DATA LINES:

________________

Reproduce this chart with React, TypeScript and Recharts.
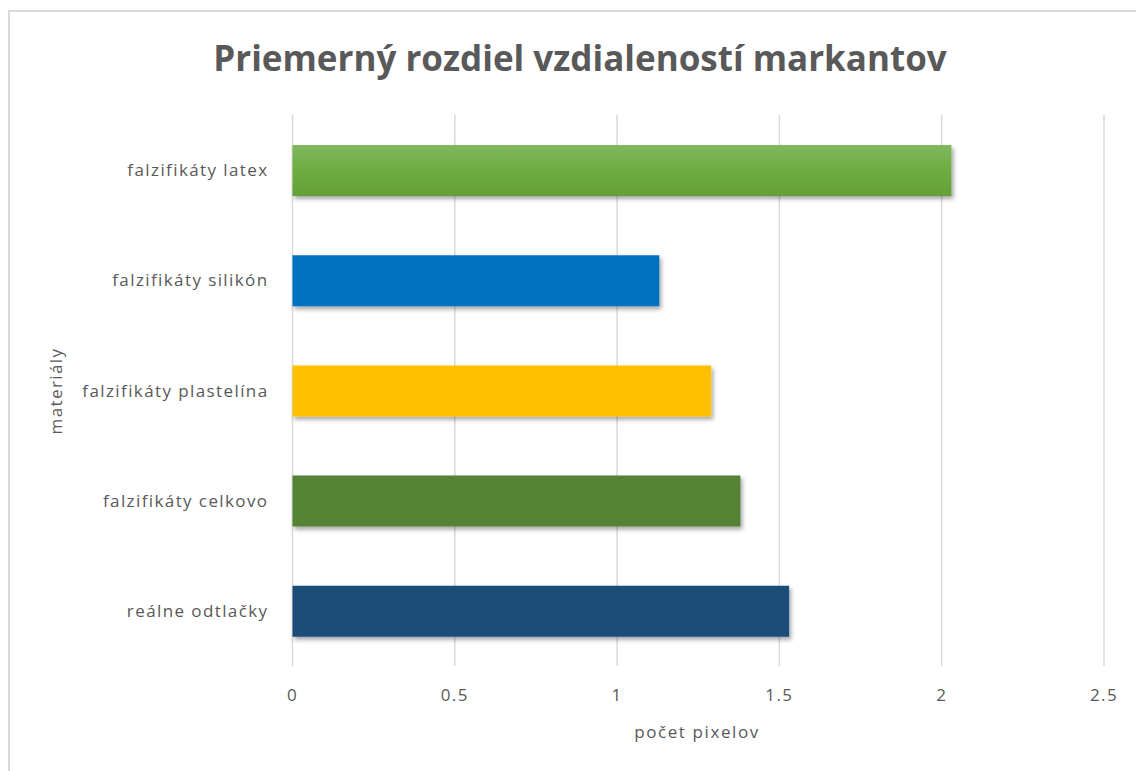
import { BarChart, Bar, XAxis, YAxis, CartesianGrid, Cell } from "recharts";

const categories = [
  "falzifikáty latex",
  "falzifikáty silikón",
  "falzifikáty plastelína",
  "falzifikáty celkovo",
  "reálne odtlačky",
];
const values = [2.03, 1.13, 1.29, 1.38, 1.53];
const colors = ["url(#latexGrad)", "#0070C0", "#FFC000", "#548235", "#1F4E79"];
const xTicks = [0, 0.5, 1, 1.5, 2, 2.5];

const data = categories.map((name, i) => ({ name, value: values[i] }));

const font = "'Open Sans', 'Noto Sans', sans-serif";
const textColor = "#595959";

const tickStyle = {
  fill: textColor,
  fontSize: 17,
  fontFamily: font,
  letterSpacing: 1.4,
};

const App = () => {
  return (
    <div
      style={{
        position: "absolute",
        left: 0,
        top: 0,
        width: 1136,
        height: 771,
        background: "#fff",
        overflow: "hidden",
        fontFamily: font,
      }}
    >
      <div
        style={{
          position: "absolute",
          left: 8,
          top: 10,
          width: 1140,
          height: 780,
          borderLeft: "2px solid #d9d9d9",
          borderTop: "2px solid #d9d9d9",
        }}
      />
      <div
        style={{
          position: "absolute",
          left: 0,
          width: 1160,
          top: 34,
          textAlign: "center",
          fontSize: 35,
          fontWeight: 700,
          color: textColor,
          whiteSpace: "nowrap",
        }}
      >
        Priemerný rozdiel vzdialeností markantov
      </div>
      <div
        style={{
          position: "absolute",
          left: 0,
          width: 1394,
          top: 720,
          textAlign: "center",
          fontSize: 17,
          letterSpacing: 1.6,
          color: textColor,
        }}
      >
        počet pixelov
      </div>
      <div
        style={{
          position: "absolute",
          left: 56 - 100,
          top: 391 - 12,
          width: 200,
          height: 24,
          lineHeight: "24px",
          textAlign: "center",
          fontSize: 17,
          letterSpacing: 1.4,
          color: textColor,
          transform: "rotate(-90deg)",
          whiteSpace: "nowrap",
        }}
      >
        materiály
      </div>
      <BarChart
        width={1136}
        height={771}
        layout="vertical"
        data={data}
        margin={{ top: 115, right: 32, bottom: 75, left: 0 }}
        style={{ position: "absolute", left: 0, top: 0 }}
      >
        <defs>
          <linearGradient id="latexGrad" x1="0" y1="0" x2="0" y2="1">
            <stop offset="0%" stopColor="#81B85E" />
            <stop offset="50%" stopColor="#6EAC42" />
            <stop offset="100%" stopColor="#64A036" />
          </linearGradient>
          <filter id="barShadow" x="-10%" y="-30%" width="120%" height="170%">
            <feDropShadow dx="2" dy="3" stdDeviation="2" floodColor="#000" floodOpacity="0.35" />
          </filter>
        </defs>
        <CartesianGrid horizontal={false} stroke="#d9d9d9" strokeWidth={1.5} />
        <XAxis
          type="number"
          domain={[0, 2.5]}
          ticks={xTicks}
          axisLine={false}
          tickLine={false}
          tickMargin={17}
          height={30}
          tick={tickStyle}
        />
        <YAxis
          type="category"
          dataKey="name"
          width={292.5}
          axisLine={false}
          tickLine={false}
          tickMargin={18}
          tick={tickStyle}
        />
        <Bar dataKey="value" barSize={51} isAnimationActive={false} filter="url(#barShadow)">
          {data.map((d, i) => (
            <Cell key={d.name} fill={colors[i]} />
          ))}
        </Bar>
      </BarChart>
    </div>
  );
};

export default App;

________________

Restate only the lines running from the start of the material above through the line containing "YAxis, CartesianGrid, Cell", ends included. No pictures.

SOLUTION:
Reproduce this chart with React, TypeScript and Recharts.
import { BarChart, Bar, XAxis, YAxis, CartesianGrid, Cell } from "recharts";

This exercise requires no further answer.